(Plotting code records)
<<<<
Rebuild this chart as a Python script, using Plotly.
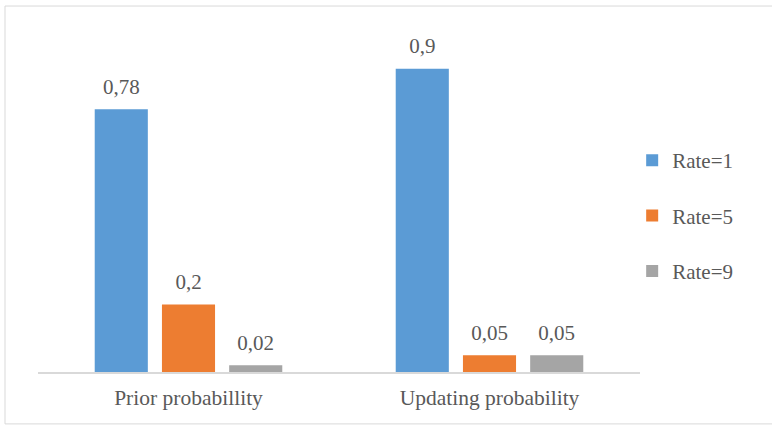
import plotly.graph_objects as go

# Categories and series values
categories = ["Prior probabillity", "Updating probability"]
series_names = ["Rate=1", "Rate=5", "Rate=9"]
rate1 = [0.78, 0.9]
rate5 = [0.2, 0.05]
rate9 = [0.02, 0.05]

colors = ["#5B9BD5", "#ED7D31", "#A5A5A5"]
text_color = "#595959"
font_family = "Liberation Serif"


def fmt(v):
    return f"{v:g}".replace(".", ",")


fig = go.Figure()
all_series = [rate1, rate5, rate9]
for i, (name, vals) in enumerate(zip(series_names, all_series)):
    fig.add_trace(go.Bar(
        x=categories,
        y=vals,
        name=name,
        marker=dict(color=colors[i], line=dict(width=0)),
        legendgroup=name,
    ))

# Value labels, grouped the same way as the bars
for i, (name, vals) in enumerate(zip(series_names, all_series)):
    fig.add_trace(go.Scatter(
        x=categories,
        y=vals,
        mode="markers+text",
        text=[fmt(v) for v in vals],
        textposition="top center",
        marker=dict(size=15, color="rgba(0,0,0,0)"),
        textfont=dict(size=21, color=text_color, family=font_family),
        showlegend=False,
        hoverinfo="skip",
        cliponaxis=False,
    ))

fig.update_layout(
    width=772,
    height=426,
    margin=dict(l=38, r=132, t=35, b=54),
    paper_bgcolor="white",
    plot_bgcolor="white",
    barmode="group",
    bargap=0.33,
    bargroupgap=0.21,
    scattermode="group",
    scattergap=0.33,
    font=dict(family=font_family, size=21, color=text_color),
    showlegend=True,
    legend=dict(
        x=0.987, xanchor="left", y=0.464, yanchor="middle",
        font=dict(size=21, color=text_color, family=font_family),
        tracegroupgap=25,
        itemwidth=30,
        bgcolor="rgba(0,0,0,0)",
    ),
    xaxis=dict(
        showline=True, linecolor="#D9D9D9", linewidth=1.5,
        showgrid=False, ticks="", ticklabelstandoff=5,
        tickfont=dict(size=21.5, color=text_color, family=font_family),
    ),
    yaxis=dict(
        range=[0, 1.0], visible=False, showgrid=False,
    ),
    shapes=[dict(
        type="rect", xref="paper", yref="paper",
        x0=-0.0548, x1=1.221, y0=-0.154, y1=1.086,
        line=dict(color="#D9D9D9", width=1), fillcolor="rgba(0,0,0,0)",
        layer="below",
    )],
)

fig.write_html("out.html")
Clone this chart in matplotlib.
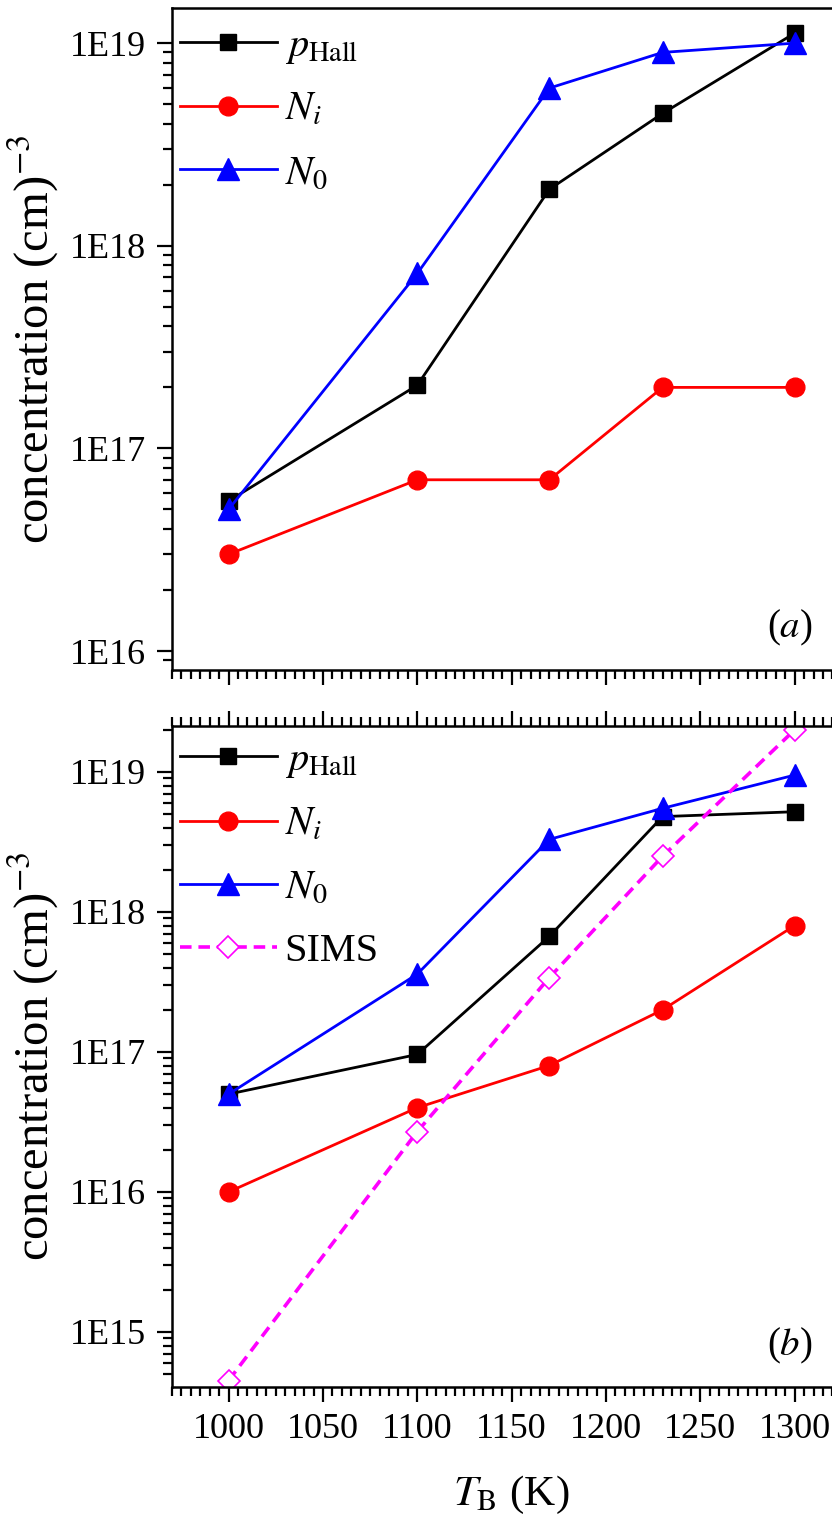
>>>>
Make an exact copy of the whole listing, but don't bring over any pictures.

FINISHED EXERCISE:
Rebuild this chart as a Python script, using Plotly.
import plotly.graph_objects as go

# Categories and series values
categories = ["Prior probabillity", "Updating probability"]
series_names = ["Rate=1", "Rate=5", "Rate=9"]
rate1 = [0.78, 0.9]
rate5 = [0.2, 0.05]
rate9 = [0.02, 0.05]

colors = ["#5B9BD5", "#ED7D31", "#A5A5A5"]
text_color = "#595959"
font_family = "Liberation Serif"


def fmt(v):
    return f"{v:g}".replace(".", ",")


fig = go.Figure()
all_series = [rate1, rate5, rate9]
for i, (name, vals) in enumerate(zip(series_names, all_series)):
    fig.add_trace(go.Bar(
        x=categories,
        y=vals,
        name=name,
        marker=dict(color=colors[i], line=dict(width=0)),
        legendgroup=name,
    ))

# Value labels, grouped the same way as the bars
for i, (name, vals) in enumerate(zip(series_names, all_series)):
    fig.add_trace(go.Scatter(
        x=categories,
        y=vals,
        mode="markers+text",
        text=[fmt(v) for v in vals],
        textposition="top center",
        marker=dict(size=15, color="rgba(0,0,0,0)"),
        textfont=dict(size=21, color=text_color, family=font_family),
        showlegend=False,
        hoverinfo="skip",
        cliponaxis=False,
    ))

fig.update_layout(
    width=772,
    height=426,
    margin=dict(l=38, r=132, t=35, b=54),
    paper_bgcolor="white",
    plot_bgcolor="white",
    barmode="group",
    bargap=0.33,
    bargroupgap=0.21,
    scattermode="group",
    scattergap=0.33,
    font=dict(family=font_family, size=21, color=text_color),
    showlegend=True,
    legend=dict(
        x=0.987, xanchor="left", y=0.464, yanchor="middle",
        font=dict(size=21, color=text_color, family=font_family),
        tracegroupgap=25,
        itemwidth=30,
        bgcolor="rgba(0,0,0,0)",
    ),
    xaxis=dict(
        showline=True, linecolor="#D9D9D9", linewidth=1.5,
        showgrid=False, ticks="", ticklabelstandoff=5,
        tickfont=dict(size=21.5, color=text_color, family=font_family),
    ),
    yaxis=dict(
        range=[0, 1.0], visible=False, showgrid=False,
    ),
    shapes=[dict(
        type="rect", xref="paper", yref="paper",
        x0=-0.0548, x1=1.221, y0=-0.154, y1=1.086,
        line=dict(color="#D9D9D9", width=1), fillcolor="rgba(0,0,0,0)",
        layer="below",
    )],
)

fig.write_html("out.html")
Clone this chart in matplotlib.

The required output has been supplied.